## begin

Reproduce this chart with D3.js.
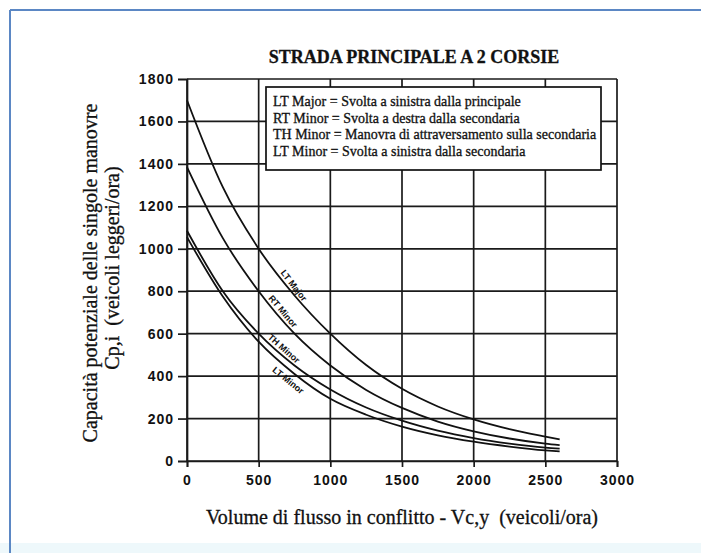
<!DOCTYPE html>
<meta charset="utf-8">
<head>
    <script type="text/javascript" src="https://cdn.jsdelivr.net/npm/d3@7"></script>
    <style>
        body { margin: 0; background: #fff; }
        text { fill: #111; }
        .serif { font-family: "Liberation Serif", "Times New Roman", serif; stroke: #111; stroke-width: 0.3px; }
        .tick text { font-family: "Liberation Sans", Arial, sans-serif; font-weight: bold; font-size: 14px; letter-spacing: 1px; }
    </style>
    <title>Strada principale a 2 corsie</title>
</head>
<body>
<script>

    // values
    var vc = [0, 250, 500, 750, 1000, 1250, 1500, 1750, 2000, 2250, 2500, 2600];
    var ltMajor = [1700, 1290, 1000, 780, 600, 452, 340, 257, 196, 150, 115, 102];
    var rtMinor = [1385, 1050, 800, 600, 450, 335, 250, 186, 140, 106, 82, 75];
    var thMinor = [1085, 800, 600, 450, 337, 252, 190, 143, 108, 82, 63, 58];
    var ltMinor = [1055, 775, 562, 410, 293, 218, 162, 121, 91, 68, 50, 45];
    var seriesNames = ["LT Major", "RT Minor", "TH Minor", "LT Minor"];
    var legendLines = [
        "LT Major = Svolta a sinistra dalla principale",
        "RT Minor = Svolta a destra dalla secondaria",
        "TH Minor = Manovra di attraversamento sulla secondaria",
        "LT Minor = Svolta a sinistra dalla secondaria"
    ];
    var xTicks = [0, 500, 1000, 1500, 2000, 2500, 3000];
    var yTicks = [0, 200, 400, 600, 800, 1000, 1200, 1400, 1600, 1800];

    // where the name sits along each curve (vc value, side of curve)
    var labelAt = [715, 640, 650, 745];
    var labelSide = [1, 1, 1, -1];

    var width = 701, height = 553;
    var margin = {top: 79, right: 84, bottom: 92, left: 187};

    var svg = d3.select("body").append("svg")
        .attr("width", width)
        .attr("height", height);

    // blue frame of the picture
    svg.append("rect").attr("x", 0).attr("y", 543).attr("width", width).attr("height", 10).attr("fill", "#eef8fb");
    svg.append("line").attr("x1", 10).attr("x2", width).attr("y1", 10).attr("y2", 10)
        .attr("stroke", "#5b87c4").attr("stroke-width", 2);
    svg.append("line").attr("x1", 10).attr("x2", 10).attr("y1", 10).attr("y2", height)
        .attr("stroke", "#5b87c4").attr("stroke-width", 2);

    var x = d3.scaleLinear().domain([0, 3000]).range([margin.left, width - margin.right]);
    var y = d3.scaleLinear().domain([0, 1800]).range([height - margin.bottom, margin.top]);

    // grid
    svg.append("g").selectAll("line").data(yTicks).join("line")
        .attr("x1", x(0)).attr("x2", x(3000))
        .attr("y1", d => y(d)).attr("y2", d => y(d))
        .attr("stroke", "#1a1a1a").attr("stroke-width", 1.7);
    svg.append("g").selectAll("line").data(xTicks).join("line")
        .attr("x1", d => x(d)).attr("x2", d => x(d))
        .attr("y1", y(0)).attr("y2", y(1800))
        .attr("stroke", "#1a1a1a").attr("stroke-width", 1.7);

    // axes
    var yAxis = svg.append("g").attr("transform", "translate(" + x(0) + ",0)")
        .call(d3.axisLeft(y).tickValues(yTicks).tickSize(9).tickPadding(4).tickFormat(d3.format("d")));
    var xAxis = svg.append("g").attr("transform", "translate(0," + y(0) + ")")
        .call(d3.axisBottom(x).tickValues(xTicks).tickSize(6).tickPadding(8).tickFormat(d3.format("d")));
    [yAxis, xAxis].forEach(function (a) {
        a.select(".domain").attr("stroke", "#1a1a1a").attr("stroke-width", 1.7);
        a.selectAll(".tick line").attr("stroke", "#1a1a1a").attr("stroke-width", 1.7);
    });

    // curves
    var series = [ltMajor, rtMinor, thMinor, ltMinor];
    var line = d3.line()
        .x((d, i) => x(vc[i]))
        .y(d => y(d))
        .curve(d3.curveMonotoneX);

    svg.append("g").selectAll("path").data(series).join("path")
        .attr("d", line)
        .attr("fill", "none")
        .attr("stroke", "#111")
        .attr("stroke-width", 1.8);

    // names written along the curves
    series.forEach(function (s, i) {
        var f = d3.scaleLinear().domain(vc).range(s);
        var v = labelAt[i];
        var x1 = x(v - 40), y1 = y(f(v - 40)), x2 = x(v + 40), y2 = y(f(v + 40));
        var dx = x2 - x1, dy = y2 - y1, len = Math.hypot(dx, dy);
        var ang = Math.atan2(dy, dx) * 180 / Math.PI;
        var off = labelSide[i] > 0 ? 5.5 : 9;
        var cx = x(v) + labelSide[i] * off * dy / len;
        var cy = y(f(v)) - labelSide[i] * off * dx / len;
        svg.append("text")
            .attr("transform", "translate(" + cx + "," + cy + ") rotate(" + ang + ")")
            .attr("text-anchor", "middle")
            .attr("dominant-baseline", "central")
            .style("font-family", "Liberation Sans, Arial, sans-serif")
            .style("font-weight", "bold")
            .style("font-size", "9px")
            .text(seriesNames[i]);
    });

    // legend box
    svg.append("rect")
        .attr("x", 266).attr("y", 87).attr("width", 335).attr("height", 83)
        .attr("fill", "#fff").attr("stroke", "#111").attr("stroke-width", 1.7);
    svg.append("g").selectAll("text").data(legendLines).join("text")
        .attr("class", "serif")
        .attr("x", 273)
        .attr("y", (d, i) => 106 + i * 16.7)
        .style("font-size", "14px")
        .text(d => d);

    // titles
    svg.append("text")
        .attr("class", "serif")
        .attr("x", 414).attr("y", 63)
        .attr("text-anchor", "middle")
        .style("font-size", "18px").style("font-weight", "bold")
        .text("STRADA PRINCIPALE A 2 CORSIE");

    svg.append("text")
        .attr("class", "serif")
        .attr("x", 402).attr("y", 524)
        .attr("text-anchor", "middle")
        .style("font-size", "20px").style("white-space", "pre")
        .text("Volume di flusso in conflitto - Vc,y  (veicoli/ora)");

    svg.append("text")
        .attr("class", "serif")
        .attr("transform", "translate(97,273) rotate(-90)")
        .attr("text-anchor", "middle")
        .style("font-size", "20px")
        .text("Capacità potenziale delle singole manovre");
    svg.append("text")
        .attr("class", "serif")
        .attr("transform", "translate(119,268) rotate(-90)")
        .attr("text-anchor", "middle")
        .style("font-size", "20px").style("white-space", "pre")
        .text("Cp,i  (veicoli leggeri/ora)");

</script>
</body>
</html>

## end

▸ Requirements
Quote everything in the listing above exactly; pictures are the only thing to omit.

▸ Solution to this problem
Reproduce this chart with D3.js.
<!DOCTYPE html>
<meta charset="utf-8">
<head>
    <script type="text/javascript" src="https://cdn.jsdelivr.net/npm/d3@7"></script>
    <style>
        body { margin: 0; background: #fff; }
        text { fill: #111; }
        .serif { font-family: "Liberation Serif", "Times New Roman", serif; stroke: #111; stroke-width: 0.3px; }
        .tick text { font-family: "Liberation Sans", Arial, sans-serif; font-weight: bold; font-size: 14px; letter-spacing: 1px; }
    </style>
    <title>Strada principale a 2 corsie</title>
</head>
<body>
<script>

    // values
    var vc = [0, 250, 500, 750, 1000, 1250, 1500, 1750, 2000, 2250, 2500, 2600];
    var ltMajor = [1700, 1290, 1000, 780, 600, 452, 340, 257, 196, 150, 115, 102];
    var rtMinor = [1385, 1050, 800, 600, 450, 335, 250, 186, 140, 106, 82, 75];
    var thMinor = [1085, 800, 600, 450, 337, 252, 190, 143, 108, 82, 63, 58];
    var ltMinor = [1055, 775, 562, 410, 293, 218, 162, 121, 91, 68, 50, 45];
    var seriesNames = ["LT Major", "RT Minor", "TH Minor", "LT Minor"];
    var legendLines = [
        "LT Major = Svolta a sinistra dalla principale",
        "RT Minor = Svolta a destra dalla secondaria",
        "TH Minor = Manovra di attraversamento sulla secondaria",
        "LT Minor = Svolta a sinistra dalla secondaria"
    ];
    var xTicks = [0, 500, 1000, 1500, 2000, 2500, 3000];
    var yTicks = [0, 200, 400, 600, 800, 1000, 1200, 1400, 1600, 1800];

    // where the name sits along each curve (vc value, side of curve)
    var labelAt = [715, 640, 650, 745];
    var labelSide = [1, 1, 1, -1];

    var width = 701, height = 553;
    var margin = {top: 79, right: 84, bottom: 92, left: 187};

    var svg = d3.select("body").append("svg")
        .attr("width", width)
        .attr("height", height);

    // blue frame of the picture
    svg.append("rect").attr("x", 0).attr("y", 543).attr("width", width).attr("height", 10).attr("fill", "#eef8fb");
    svg.append("line").attr("x1", 10).attr("x2", width).attr("y1", 10).attr("y2", 10)
        .attr("stroke", "#5b87c4").attr("stroke-width", 2);
    svg.append("line").attr("x1", 10).attr("x2", 10).attr("y1", 10).attr("y2", height)
        .attr("stroke", "#5b87c4").attr("stroke-width", 2);

    var x = d3.scaleLinear().domain([0, 3000]).range([margin.left, width - margin.right]);
    var y = d3.scaleLinear().domain([0, 1800]).range([height - margin.bottom, margin.top]);

    // grid
    svg.append("g").selectAll("line").data(yTicks).join("line")
        .attr("x1", x(0)).attr("x2", x(3000))
        .attr("y1", d => y(d)).attr("y2", d => y(d))
        .attr("stroke", "#1a1a1a").attr("stroke-width", 1.7);
    svg.append("g").selectAll("line").data(xTicks).join("line")
        .attr("x1", d => x(d)).attr("x2", d => x(d))
        .attr("y1", y(0)).attr("y2", y(1800))
        .attr("stroke", "#1a1a1a").attr("stroke-width", 1.7);

    // axes
    var yAxis = svg.append("g").attr("transform", "translate(" + x(0) + ",0)")
        .call(d3.axisLeft(y).tickValues(yTicks).tickSize(9).tickPadding(4).tickFormat(d3.format("d")));
    var xAxis = svg.append("g").attr("transform", "translate(0," + y(0) + ")")
        .call(d3.axisBottom(x).tickValues(xTicks).tickSize(6).tickPadding(8).tickFormat(d3.format("d")));
    [yAxis, xAxis].forEach(function (a) {
        a.select(".domain").attr("stroke", "#1a1a1a").attr("stroke-width", 1.7);
        a.selectAll(".tick line").attr("stroke", "#1a1a1a").attr("stroke-width", 1.7);
    });

    // curves
    var series = [ltMajor, rtMinor, thMinor, ltMinor];
    var line = d3.line()
        .x((d, i) => x(vc[i]))
        .y(d => y(d))
        .curve(d3.curveMonotoneX);

    svg.append("g").selectAll("path").data(series).join("path")
        .attr("d", line)
        .attr("fill", "none")
        .attr("stroke", "#111")
        .attr("stroke-width", 1.8);

    // names written along the curves
    series.forEach(function (s, i) {
        var f = d3.scaleLinear().domain(vc).range(s);
        var v = labelAt[i];
        var x1 = x(v - 40), y1 = y(f(v - 40)), x2 = x(v + 40), y2 = y(f(v + 40));
        var dx = x2 - x1, dy = y2 - y1, len = Math.hypot(dx, dy);
        var ang = Math.atan2(dy, dx) * 180 / Math.PI;
        var off = labelSide[i] > 0 ? 5.5 : 9;
        var cx = x(v) + labelSide[i] * off * dy / len;
        var cy = y(f(v)) - labelSide[i] * off * dx / len;
        svg.append("text")
            .attr("transform", "translate(" + cx + "," + cy + ") rotate(" + ang + ")")
            .attr("text-anchor", "middle")
            .attr("dominant-baseline", "central")
            .style("font-family", "Liberation Sans, Arial, sans-serif")
            .style("font-weight", "bold")
            .style("font-size", "9px")
            .text(seriesNames[i]);
    });

    // legend box
    svg.append("rect")
        .attr("x", 266).attr("y", 87).attr("width", 335).attr("height", 83)
        .attr("fill", "#fff").attr("stroke", "#111").attr("stroke-width", 1.7);
    svg.append("g").selectAll("text").data(legendLines).join("text")
        .attr("class", "serif")
        .attr("x", 273)
        .attr("y", (d, i) => 106 + i * 16.7)
        .style("font-size", "14px")
        .text(d => d);

    // titles
    svg.append("text")
        .attr("class", "serif")
        .attr("x", 414).attr("y", 63)
        .attr("text-anchor", "middle")
        .style("font-size", "18px").style("font-weight", "bold")
        .text("STRADA PRINCIPALE A 2 CORSIE");

    svg.append("text")
        .attr("class", "serif")
        .attr("x", 402).attr("y", 524)
        .attr("text-anchor", "middle")
        .style("font-size", "20px").style("white-space", "pre")
        .text("Volume di flusso in conflitto - Vc,y  (veicoli/ora)");

    svg.append("text")
        .attr("class", "serif")
        .attr("transform", "translate(97,273) rotate(-90)")
        .attr("text-anchor", "middle")
        .style("font-size", "20px")
        .text("Capacità potenziale delle singole manovre");
    svg.append("text")
        .attr("class", "serif")
        .attr("transform", "translate(119,268) rotate(-90)")
        .attr("text-anchor", "middle")
        .style("font-size", "20px").style("white-space", "pre")
        .text("Cp,i  (veicoli leggeri/ora)");

</script>
</body>
</html>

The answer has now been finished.